Os incêndios florestais fazem parte de um perigoso ciclo de retroalimentação. Os incêndios liberam uma quantidade significativa de dióxido de carbono e outros gases de efeito estufa. Isso torna a Terra mais quente e, por sua vez, as florestas mais secas, aumentando a probabilidade de incêndios florestais.
No início desta semana, a ONU alertou que o mundo falhou em cumprir totalmente todas as metas de proteção da biodiversidade que estabeleceu para esta década.
Um relatório da Plataforma de Política Científica Intergovernamental sobre Biodiversidade e Serviços Ecossistêmicos advertiu no ano passado que cerca de 1 milhão de espécies animais e plantas estão ameaçadas de extinção, um recorde na história da humanidade.

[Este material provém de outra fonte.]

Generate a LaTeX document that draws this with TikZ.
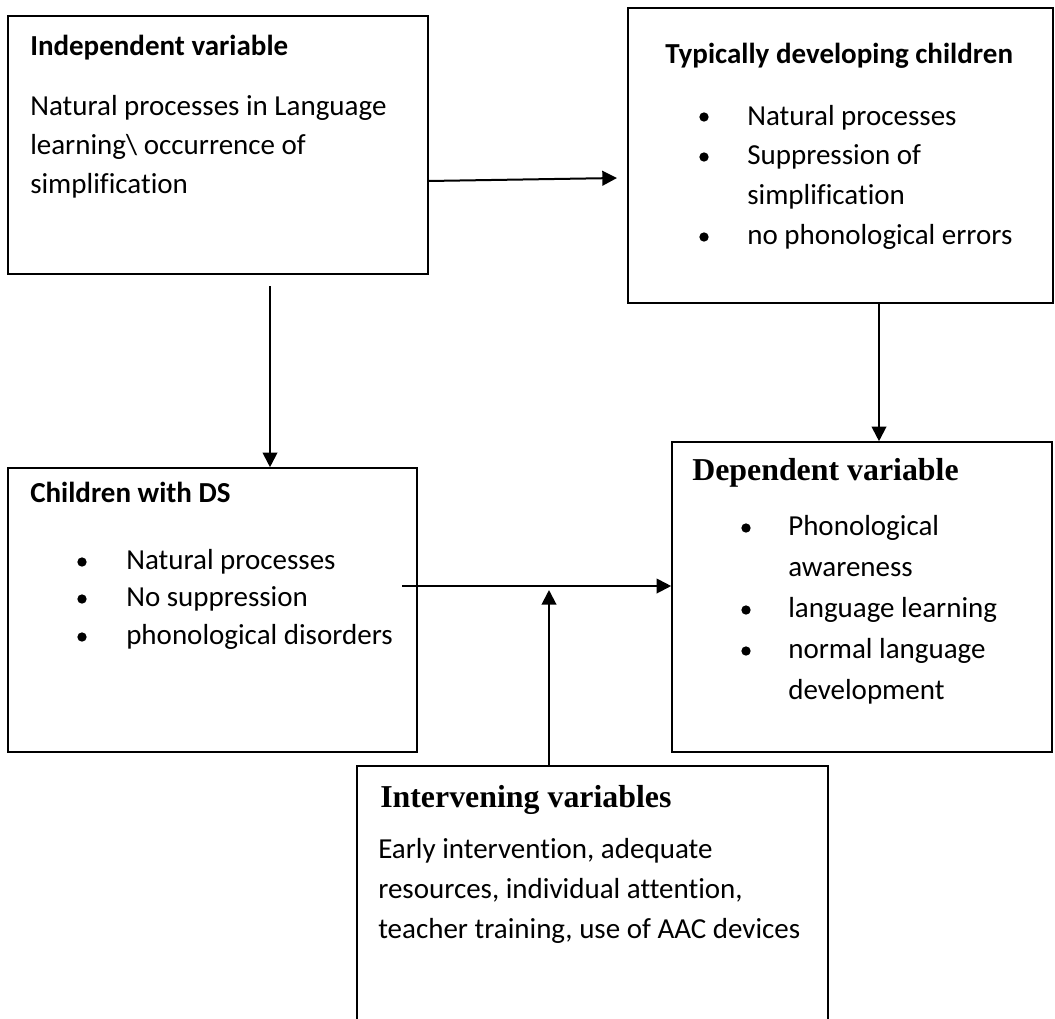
\documentclass[tikz,border=0pt]{standalone}
\usepackage{fontspec}
\setmainfont{Carlito}[Ligatures=NoCommon]
\newfontfamily\tnr{Liberation Serif}
\usetikzlibrary{arrows.meta}
\begin{document}
\begin{tikzpicture}[x=0.75pt,y=-0.75pt,
  box/.style={draw, line width=1.2pt, inner sep=0pt, rectangle},
  txt/.style={anchor=base west, inner sep=0pt, font=\fontsize{21.75}{26}\selectfont},
  hd/.style={anchor=base west, inner sep=0pt, font=\fontsize{21.75}{26}\selectfont\bfseries},
  thd/.style={anchor=base west, inner sep=0pt, font=\tnr\fontsize{23.9}{28}\selectfont\bfseries},
  dot/.style={circle, fill, inner sep=0pt, minimum size=7pt},
  arr/.style={line width=1.5pt, -{Triangle[length=11pt,width=11pt]}}]
\clip (0,0) rectangle (1055,1018);
% boxes
\node[box, minimum width=315pt, minimum height=193.5pt] (b1) at (218,145) {};
\node[box, minimum width=318.75pt, minimum height=221.25pt] (b2) at (840.5,155.5) {};
\node[box, minimum width=306.75pt, minimum height=213pt] (b3) at (212.5,610) {};
\node[box, minimum width=285pt, minimum height=232.5pt] (b4) at (862,597) {};
\node[box, minimum width=353.25pt, minimum height=205.5pt] (b5) at (592.5,903) {};
% box 1 text
\node[hd] (t1h) at (30,55) {Independent variable};
\node[txt] (t1a) at (30,115) {Natural processes in Language};
\node[txt] (t1b) at (30,154) {learning\textbackslash{} occurrence of};
\node[txt] (t1c) at (30,193) {simplification};
% box 2 text
\node[hd] (t2h) at (665,63) {Typically developing children};
\node[dot] (d2a) at (704,117) {};
\node[txt] (t2a) at (747,125) {Natural processes};
\node[dot] (d2b) at (704,157) {};
\node[txt] (t2b) at (747,164) {Suppression of};
\node[txt] (t2c) at (747,204) {simplification};
\node[dot] (d2c) at (704,237) {};
\node[txt] (t2d) at (747,244) {no phonological errors};
% box 3 text
\node[hd] (t3h) at (30,502) {Children with DS};
\node[dot] (d3a) at (82,562) {};
\node[txt] (t3a) at (126,569) {Natural processes};
\node[dot] (d3b) at (82,599) {};
\node[txt] (t3b) at (126,606) {No suppression};
\node[dot] (d3c) at (82,637) {};
\node[txt] (t3c) at (126,644) {phonological disorders};
% box 4 text
\node[thd] (t4h) at (692,480) {Dependent variable};
\node[dot] (d4a) at (746,528) {};
\node[txt] (t4a) at (788,535) {Phonological};
\node[txt] (t4b) at (788,576) {awareness};
\node[dot] (d4b) at (746,610) {};
\node[txt] (t4c) at (788,617) {language learning};
\node[dot] (d4c) at (746,651) {};
\node[txt] (t4d) at (788,658) {normal language};
\node[txt] (t4e) at (788,699) {development};
% box 5 text
\node[thd] (t5h) at (380,807) {Intervening variables};
\node[txt] (t5a) at (378,858) {Early intervention, adequate};
\node[txt] (t5b) at (378,898) {resources, individual attention,};
\node[txt] (t5c) at (378,938) {teacher training, use of AAC devices};
% connectors
\coordinate (a1s) at (428,181);
\coordinate (a1e) at (617,178);
\draw[arr] (a1s) -- (a1e);
\coordinate (a2s) at (270,286);
\draw[arr] (a2s) -- (a2s |- b3.north);
\coordinate (a3x) at (879,0);
\draw[arr] (b2.south -| a3x) -- (b4.north -| a3x);
\coordinate (a4s) at (402,586);
\draw[arr] (a4s) -- (a4s -| b4.west);
\coordinate (a5e) at (549,590);
\draw[arr] (a5e |- b5.north) -- (a5e);
\end{tikzpicture}
\end{document}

Quando florestas queimam, emitem grandes quantidades de CO2 na atmosfera, o que acelera o aquecimento global.
"Neste ponto, os incêndios somam 5% das emissões anuais dos EUA e 0,7% das emissões globais anuais de CO2", diz Pieter Tans, um cientista climático sênior da Administração Oceânica e Atmosférica Nacional dos EUA.
Os incêndios florestais poluem o ar, o que também gera um impacto na saúde pública. Cientistas atmosféricos dizem que os poluentes podem viajar por longas distâncias e se tornar mais tóxicos quando interagem com a luz solar e outros elementos.
"No caso da Califórnia e do Oregon, a fumaça se tornou parte da corrente de jato, o que leva a um transporte relativamente rápido para a Europa (uma distância de 8 mil quilômetros) ao longo de alguns dias", diz Mark Parrington, cientista atmosférico sênior do Serviço de Monitoramento da Atmosfera Copernicus.
"Mas o maior risco para a qualidade do ar e para a saúde humana está perto da fonte, onde a qualidade do ar foi seriamente degradada."
Coronavírus e qualidade do ar
Cresce também o temor com o aumento do risco de casos graves de Covid-19 dentro e ao redor de locais com incêndios florestais.
"No Brasil, a infecção por Covid em indígenas é mais de 150% maior do que no resto da população", diz Moutinho, do IPAM.
"Uma vez que muitos desses povos indígenas estão em lugares próximos ou envolvidos em incêndios florestais, há preocupações de que a poluição do ar possa estar contribuindo para o nível de infecções."
Alguns estudos relacionaram a poluição do ar com casos graves de Covid-19. A Organização Mundial da Saúde já alertou os países sobre essa possível ligação.